[Begin]

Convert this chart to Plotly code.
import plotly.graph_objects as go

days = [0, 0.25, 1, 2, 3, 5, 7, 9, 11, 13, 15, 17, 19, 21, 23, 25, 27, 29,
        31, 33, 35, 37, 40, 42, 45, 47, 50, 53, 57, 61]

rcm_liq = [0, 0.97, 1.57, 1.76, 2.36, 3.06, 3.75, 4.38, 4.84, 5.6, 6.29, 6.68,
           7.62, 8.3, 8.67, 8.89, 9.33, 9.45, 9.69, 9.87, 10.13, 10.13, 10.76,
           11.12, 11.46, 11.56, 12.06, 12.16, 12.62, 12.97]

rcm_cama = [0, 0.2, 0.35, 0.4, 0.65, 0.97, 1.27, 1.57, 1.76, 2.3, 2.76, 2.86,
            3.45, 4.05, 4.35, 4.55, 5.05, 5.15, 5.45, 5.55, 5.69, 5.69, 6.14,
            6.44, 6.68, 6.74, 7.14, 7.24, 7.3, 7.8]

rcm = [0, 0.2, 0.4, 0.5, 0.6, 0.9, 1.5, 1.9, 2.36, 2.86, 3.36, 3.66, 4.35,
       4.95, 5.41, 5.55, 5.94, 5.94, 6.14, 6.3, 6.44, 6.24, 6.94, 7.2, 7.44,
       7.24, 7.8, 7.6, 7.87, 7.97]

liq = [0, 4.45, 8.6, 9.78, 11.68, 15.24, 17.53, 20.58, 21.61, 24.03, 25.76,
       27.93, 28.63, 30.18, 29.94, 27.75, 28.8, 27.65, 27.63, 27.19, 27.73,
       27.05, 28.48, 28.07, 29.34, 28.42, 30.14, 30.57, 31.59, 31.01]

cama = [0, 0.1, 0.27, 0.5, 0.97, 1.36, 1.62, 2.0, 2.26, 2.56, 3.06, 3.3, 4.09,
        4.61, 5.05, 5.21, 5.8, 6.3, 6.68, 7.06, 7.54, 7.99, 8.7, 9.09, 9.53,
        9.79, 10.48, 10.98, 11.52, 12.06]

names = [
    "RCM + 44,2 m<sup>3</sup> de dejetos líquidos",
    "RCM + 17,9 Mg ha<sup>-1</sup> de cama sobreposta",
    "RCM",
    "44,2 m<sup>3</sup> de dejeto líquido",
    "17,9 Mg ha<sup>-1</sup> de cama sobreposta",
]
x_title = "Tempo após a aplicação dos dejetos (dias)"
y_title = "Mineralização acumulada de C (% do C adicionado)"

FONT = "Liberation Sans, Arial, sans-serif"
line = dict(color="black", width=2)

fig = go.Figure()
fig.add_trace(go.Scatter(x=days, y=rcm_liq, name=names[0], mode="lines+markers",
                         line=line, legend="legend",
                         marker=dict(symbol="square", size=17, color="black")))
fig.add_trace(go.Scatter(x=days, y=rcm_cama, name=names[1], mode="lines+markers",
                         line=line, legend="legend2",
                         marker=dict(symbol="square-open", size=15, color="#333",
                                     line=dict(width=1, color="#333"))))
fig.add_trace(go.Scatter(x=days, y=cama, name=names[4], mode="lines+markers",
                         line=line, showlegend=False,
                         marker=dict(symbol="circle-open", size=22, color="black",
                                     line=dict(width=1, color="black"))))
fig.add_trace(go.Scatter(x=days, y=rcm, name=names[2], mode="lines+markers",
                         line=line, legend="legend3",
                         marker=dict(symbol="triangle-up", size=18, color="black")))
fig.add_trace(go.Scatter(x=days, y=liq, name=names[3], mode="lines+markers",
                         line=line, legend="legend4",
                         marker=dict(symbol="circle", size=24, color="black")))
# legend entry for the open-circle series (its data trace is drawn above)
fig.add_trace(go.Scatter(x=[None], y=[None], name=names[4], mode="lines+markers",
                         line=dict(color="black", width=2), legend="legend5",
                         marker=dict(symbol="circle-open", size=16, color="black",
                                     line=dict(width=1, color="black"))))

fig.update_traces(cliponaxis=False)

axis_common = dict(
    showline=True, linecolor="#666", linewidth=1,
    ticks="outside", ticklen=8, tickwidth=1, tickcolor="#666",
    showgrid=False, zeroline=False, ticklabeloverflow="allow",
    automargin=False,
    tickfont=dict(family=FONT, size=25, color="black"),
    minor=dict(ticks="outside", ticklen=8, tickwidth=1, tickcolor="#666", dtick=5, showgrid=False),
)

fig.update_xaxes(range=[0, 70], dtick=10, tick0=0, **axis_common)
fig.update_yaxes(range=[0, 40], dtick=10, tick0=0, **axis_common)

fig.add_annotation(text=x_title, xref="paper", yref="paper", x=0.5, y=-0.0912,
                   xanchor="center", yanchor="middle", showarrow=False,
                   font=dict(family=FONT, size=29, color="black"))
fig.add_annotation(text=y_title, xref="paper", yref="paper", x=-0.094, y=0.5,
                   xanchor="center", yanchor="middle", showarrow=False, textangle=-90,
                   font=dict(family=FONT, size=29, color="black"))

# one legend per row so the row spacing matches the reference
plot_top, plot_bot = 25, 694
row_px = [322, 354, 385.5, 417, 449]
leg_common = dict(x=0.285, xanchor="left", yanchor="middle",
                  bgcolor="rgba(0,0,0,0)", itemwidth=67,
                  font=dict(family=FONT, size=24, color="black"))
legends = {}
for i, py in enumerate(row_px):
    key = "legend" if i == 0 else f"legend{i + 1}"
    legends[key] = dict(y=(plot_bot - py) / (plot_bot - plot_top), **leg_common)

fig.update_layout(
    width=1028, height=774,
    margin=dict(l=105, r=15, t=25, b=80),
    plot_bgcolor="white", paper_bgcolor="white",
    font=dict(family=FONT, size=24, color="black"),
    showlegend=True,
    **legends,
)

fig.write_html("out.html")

[End]

WHAT TO PRODUCE — Beginning at the top of the data, please return every line until and including the line containing "9.79, 10.48, 10.98, 11.52, 12.06]", copied exactly, and nothing past it.

WORKED SOLUTION —
Convert this chart to Plotly code.
import plotly.graph_objects as go

days = [0, 0.25, 1, 2, 3, 5, 7, 9, 11, 13, 15, 17, 19, 21, 23, 25, 27, 29,
        31, 33, 35, 37, 40, 42, 45, 47, 50, 53, 57, 61]

rcm_liq = [0, 0.97, 1.57, 1.76, 2.36, 3.06, 3.75, 4.38, 4.84, 5.6, 6.29, 6.68,
           7.62, 8.3, 8.67, 8.89, 9.33, 9.45, 9.69, 9.87, 10.13, 10.13, 10.76,
           11.12, 11.46, 11.56, 12.06, 12.16, 12.62, 12.97]

rcm_cama = [0, 0.2, 0.35, 0.4, 0.65, 0.97, 1.27, 1.57, 1.76, 2.3, 2.76, 2.86,
            3.45, 4.05, 4.35, 4.55, 5.05, 5.15, 5.45, 5.55, 5.69, 5.69, 6.14,
            6.44, 6.68, 6.74, 7.14, 7.24, 7.3, 7.8]

rcm = [0, 0.2, 0.4, 0.5, 0.6, 0.9, 1.5, 1.9, 2.36, 2.86, 3.36, 3.66, 4.35,
       4.95, 5.41, 5.55, 5.94, 5.94, 6.14, 6.3, 6.44, 6.24, 6.94, 7.2, 7.44,
       7.24, 7.8, 7.6, 7.87, 7.97]

liq = [0, 4.45, 8.6, 9.78, 11.68, 15.24, 17.53, 20.58, 21.61, 24.03, 25.76,
       27.93, 28.63, 30.18, 29.94, 27.75, 28.8, 27.65, 27.63, 27.19, 27.73,
       27.05, 28.48, 28.07, 29.34, 28.42, 30.14, 30.57, 31.59, 31.01]

cama = [0, 0.1, 0.27, 0.5, 0.97, 1.36, 1.62, 2.0, 2.26, 2.56, 3.06, 3.3, 4.09,
        4.61, 5.05, 5.21, 5.8, 6.3, 6.68, 7.06, 7.54, 7.99, 8.7, 9.09, 9.53,
        9.79, 10.48, 10.98, 11.52, 12.06]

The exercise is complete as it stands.